Twelve lobbyists with the steelworkers came to the Hill last year and worked out of my office. Many of them had worked at the Westray mine. Two were dragger men who had pulled bodies out of the mine. They visited virtually every member of parliament to encourage parliamentarians to implement a bill much like the one we have here which would require some form of corporate accountability and responsibility for workplace safety and health.

Their visit prompted the justice committee to call a special meeting to hear representations from the steelworkers. That is what prompted the committee to unanimously endorse a motion which appealed to the Minister of Justice to introduce legislation that would implement article 73 of the Westray inquiry recommendations. This would amend the criminal code to include corporate murder and corporate manslaughter and thereby give prosecutors the tools they need to make criminal charges stick in the event of wilful blindness and gross negligence to worker safety and health.

We are looking forward to a third hour of debate and a vote on the bill. We strongly hope members of parliament on all sides will find it in their hearts to adopt this important amendment to the criminal code on behalf of all Canadian workers.

Canada National Marine Conservation Areas Act November 8th, 2001

Mr. Speaker, would the hon. member from the Liberal Party agree or associate himself with the comments a former Liberal prime minister, Mr. John Turner, who now sits on the board of the World Wildlife Fund, made in the Globe and Mail criticizing and commenting on the shortcomings of Bill C-10?

Canada National Marine Conservation Areas Act November 8th, 2001

Mr. Speaker, I rise on a point of order. It is my understanding that in the House of Commons it is unparliamentary to point out a person's attendance, or lack thereof, either in the House, at committee or anywhere else. I would ask the Speaker to intervene.
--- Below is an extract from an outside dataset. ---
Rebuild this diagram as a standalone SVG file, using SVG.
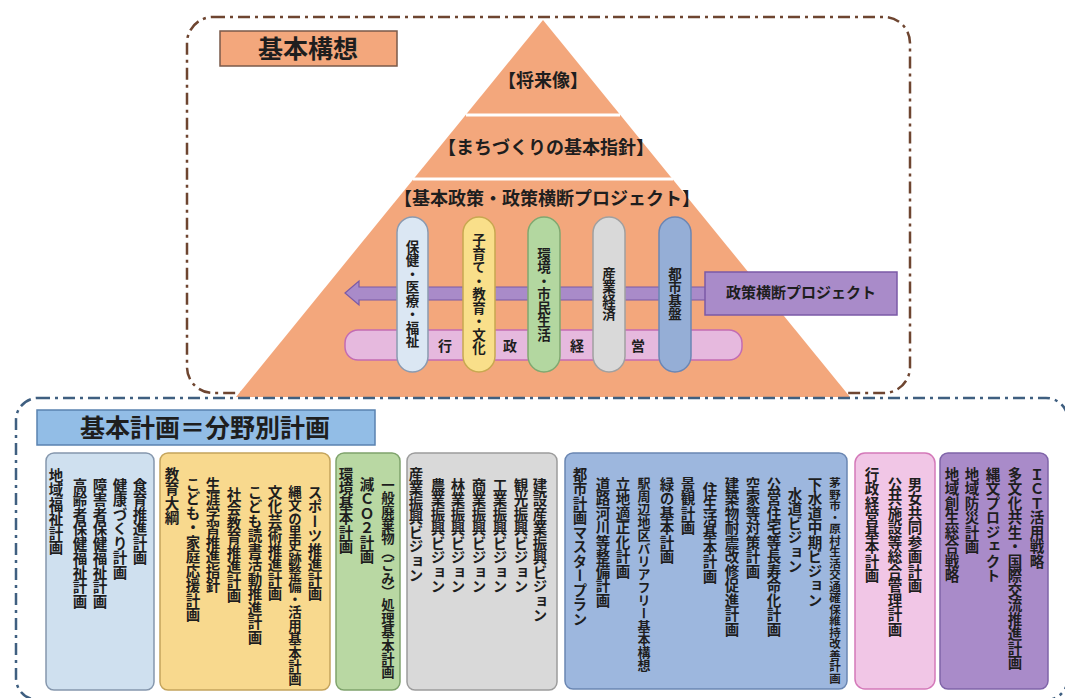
<svg xmlns="http://www.w3.org/2000/svg" width="1065" height="698" viewBox="0 0 1065 698">
<style>
text{font-family:"Noto Sans CJK JP","Noto Sans CJK SC",sans-serif;font-weight:bold;fill:#1e1e1e}
.v{writing-mode:vertical-rl;font-size:14.5px}
.vs{writing-mode:vertical-rl;font-size:13.4px}
.vx{writing-mode:vertical-rl;font-size:11.5px}
.p{writing-mode:vertical-rl;font-size:13.5px}
.h{font-size:18px}
.frameU{fill:none;stroke:#6e4530;stroke-width:2.5;stroke-dasharray:12 5 3 5}
.frameL{fill:none;stroke:#3f5f80;stroke-width:2.5;stroke-dasharray:12 5 3 5}
</style>
<rect width="1065" height="698" fill="#ffffff"/>
<rect class="frameU" x="187" y="17" width="723" height="376" rx="26"/>
<g id="kihon-koso-label">
<rect x="220" y="31" width="177" height="35" fill="#f3a77c" stroke="#7a5a4a" stroke-width="1.5"/>
<text x="308" y="58" text-anchor="middle" font-size="25">基本構想</text>
</g>
<g id="pyramid">
<polygon points="543,20 236,397 850,397" fill="#f3a77c"/>
<line x1="466" y1="115" x2="620" y2="115" stroke="#ffffff" stroke-width="3"/>
<line x1="413" y1="179" x2="673" y2="179" stroke="#ffffff" stroke-width="3"/>
<text class="h" x="543" y="87" text-anchor="middle">【将来像】</text>
<text class="h" x="546" y="154" text-anchor="middle">【まちづくりの基本指針】</text>
<text class="h" x="547" y="205" text-anchor="middle">【基本政策・政策横断プロジェクト】</text>
</g>
<g id="gyosei-keiei">
<rect x="345" y="330" width="397" height="30" rx="13" fill="#e6b9de" stroke="#c36cb3" stroke-width="1.5"/>
<text x="445" y="351" text-anchor="middle" font-size="14">行</text>
<text x="510" y="351" text-anchor="middle" font-size="14">政</text>
<text x="577" y="351" text-anchor="middle" font-size="14">経</text>
<text x="638" y="351" text-anchor="middle" font-size="14">営</text>
</g>
<g id="connectors">
<path d="M345,293 L359,281 L359,287 L706,287 L706,300 L359,300 L359,305 Z" fill="#a98bc9" stroke="#7b5aa6" stroke-width="1.2"/>
</g>
<g id="pillar-hoken">
<rect x="397" y="217" width="31" height="155" rx="15.5" fill="#dbe7f3" stroke="#8a9ab0" stroke-width="1.5"/>
<text class="p" x="412.5" y="294" text-anchor="middle">保健・医療・福祉</text>
</g>
<g id="pillar-kosodate">
<rect x="463" y="217" width="32" height="155" rx="16" fill="#f9df8a" stroke="#c8a850" stroke-width="1.5"/>
<text class="p" x="479" y="294" text-anchor="middle">子育て・教育・文化</text>
</g>
<g id="pillar-kankyo">
<rect x="528" y="217" width="32" height="155" rx="16" fill="#b3d7a0" stroke="#80a870" stroke-width="1.5"/>
<text class="p" x="544" y="294" text-anchor="middle">環境・市民生活</text>
</g>
<g id="pillar-sangyo">
<rect x="593" y="217" width="32" height="155" rx="16" fill="#d9d9d9" stroke="#a0a0a0" stroke-width="1.5"/>
<text class="p" x="609" y="294" text-anchor="middle">産業経済</text>
</g>
<g id="pillar-toshi">
<rect x="659" y="217" width="32" height="155" rx="16" fill="#95aed6" stroke="#6b86b4" stroke-width="1.5"/>
<text class="p" x="675" y="294" text-anchor="middle">都市基盤</text>
</g>
<g id="seisaku-oudan">
<rect x="705" y="272" width="192" height="43" fill="#a98bc9" stroke="#7b5aa6" stroke-width="1.5"/>
<text x="801" y="298" text-anchor="middle" font-size="15">政策横断プロジェクト</text>
</g>
<rect class="frameL" x="16" y="398" width="1052" height="302" rx="22"/>
<g id="kihon-keikaku-label">
<rect x="37" y="410" width="338" height="35" fill="#92bde6" stroke="#5a82b0" stroke-width="1.5"/>
<text x="205" y="437" text-anchor="middle" font-size="25">基本計画＝分野別計画</text>
</g>
<g id="box-hoken">
<rect x="46" y="453" width="108" height="237" rx="8" fill="#cfe0ef" stroke="#8597ad" stroke-width="1.5"/>
<text class="v" x="140" y="478">食育推進計画</text>
<text class="v" x="120" y="478">健康づくり計画</text>
<text class="v" x="100" y="478">障害者保健福祉計画</text>
<text class="v" x="80" y="478">高齢者保健福祉計画</text>
<text class="v" x="56" y="468">地域福祉計画</text>
</g>
<g id="box-kyoiku">
<rect x="160" y="453" width="170" height="237" rx="8" fill="#f8d98e" stroke="#c4a45c" stroke-width="1.5"/>
<text class="v" x="315" y="485">スポーツ推進計画</text>
<text class="vs" x="295" y="485">縄文の里史跡整備・活用基本計画</text>
<text class="v" x="275" y="485">文化芸術推進計画</text>
<text class="v" x="255" y="485">こども読書活動推進計画</text>
<text class="v" x="234" y="487">社会教育推進計画</text>
<text class="v" x="213" y="477">生涯学習推進指針</text>
<text class="v" x="193" y="477">こども・家庭応援計画</text>
<text class="v" x="172" y="467">教育大綱</text>
</g>
<g id="box-kankyo">
<rect x="336" y="453" width="64" height="237" rx="8" fill="#b9d8a3" stroke="#7fa36c" stroke-width="1.5"/>
<text class="vs" x="388" y="478">一般廃棄物（ごみ）処理基本計画</text>
<text class="v" x="367" y="477">減ＣＯ２計画</text>
<text class="v" x="346" y="467">環境基本計画</text>
</g>
<g id="box-sangyo">
<rect x="407" y="453" width="150" height="237" rx="8" fill="#d9d9d9" stroke="#9c9c9c" stroke-width="1.5"/>
<text class="v" x="540" y="478">建設産業振興ビジョン</text>
<text class="v" x="521" y="478">観光振興ビジョン</text>
<text class="v" x="500" y="478">工業振興ビジョン</text>
<text class="v" x="479" y="478">商業振興ビジョン</text>
<text class="v" x="458" y="478">林業振興ビジョン</text>
<text class="v" x="438" y="478">農業振興ビジョン</text>
<text class="v" x="416" y="467">産業振興ビジョン</text>
</g>
<g id="box-toshi">
<rect x="565" y="453" width="282" height="236" rx="8" fill="#9db7de" stroke="#6a86b2" stroke-width="1.5"/>
<text class="vx" x="835" y="477">茅野市・原村生活交通確保維持改善計画</text>
<text class="v" x="815" y="477">下水道中期ビジョン</text>
<text class="v" x="795" y="487">水道ビジョン</text>
<text class="v" x="774" y="477">公営住宅等長寿命化計画</text>
<text class="v" x="753" y="477">空家等対策計画</text>
<text class="v" x="732" y="477">建築物耐震改修促進計画</text>
<text class="v" x="710" y="482">住生活基本計画</text>
<text class="v" x="688" y="477">景観計画</text>
<text class="v" x="667" y="477">緑の基本計画</text>
<text class="vs" x="644" y="477" style="font-size:13px">駅周辺地区バリアフリー基本構想</text>
<text class="v" x="623" y="477">立地適正化計画</text>
<text class="v" x="603" y="477">道路河川等整備計画</text>
<text class="v" x="580" y="467">都市計画マスタープラン</text>
</g>
<g id="box-gyosei">
<rect x="855" y="453" width="80" height="236" rx="10" fill="#f1c6e6" stroke="#d479b9" stroke-width="1.5"/>
<text class="v" x="915" y="477">男女共同参画計画</text>
<text class="v" x="895" y="477">公共施設等総合管理計画</text>
<text class="v" x="872" y="467">行政経営基本計画</text>
</g>
<g id="box-oudan">
<rect x="940" y="453" width="108" height="236" rx="8" fill="#a98bc9" stroke="#7f64a8" stroke-width="1.5"/>
<text class="v" x="1037" y="467">ＩＣＴ活用戦略</text>
<text class="v" x="1015" y="467">多文化共生・国際交流推進計画</text>
<text class="v" x="993" y="467">縄文プロジェクト</text>
<text class="v" x="972" y="467">地域防災計画</text>
<text class="v" x="952" y="467">地域創生総合戦略</text>
</g>
</svg>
Canada National Marine Conservation Areas Act November 8th, 2001

Mr. Speaker, that is true. I did not comment on the jurisdictional issue but I do respect the arguments put forward by the members of the Bloc Quebecois. They have a legitimate concern.

We too are suspect of secondary objectives the ruling party may be trying to achieve when it puts forward legislation of this nature. I do not blame the Bloc for being suspect, that there may be secondary objectives floating beneath the surface of the bill.

Canada National Marine Conservation Areas Act November 8th, 2001

Mr. Speaker, the hon. member is quite right. The amendments the NDP put forward were voted against at report stage by the Liberal government. It chose not to support our amendments. If I was unclear on that, I apologize. The very thoughtful and important amendments that were put forward would have strengthened any marine conservation act.

Issues such as bottom trawling should have been dealt with. It is negligent to have not referred to that or to have specifically itemized such a harmful practice in our marine environment. If we are dealing with marine conservation and trying to balance development versus conservation, how could we fail to comment on that?

Blasting and drilling; talk about invasive practices. I have worked on oil rigs. I know what it takes to drill a hole in the ground and the type of impact it has on the environment.

Building pipelines and sonar devices is another example. Underwater pipelines are going to be a reality as more and more we are seeking fossil fuel resources offshore. Underwater pipelines are a reality, yet we have chosen to be silent on that issue. We feel that is an omission. It borders on negligence on our part to not have that specifically referred to. If in fact we are dealing with trying to balance development versus conservation, where more appropriately should this issue belong than in Bill C-10? Where else would we speak to it?

As to the hon. member's position that this is not a piece of environmental legislation, it is all environmental legislation. How do we separate development, conservation or environmentalism if it is not a common thread? If we do not view economic development through a green screen, then we are guilty of criminal negligence. It is overstating it to say it is criminal negligence but it is a serious omission on our part in the House of Commons.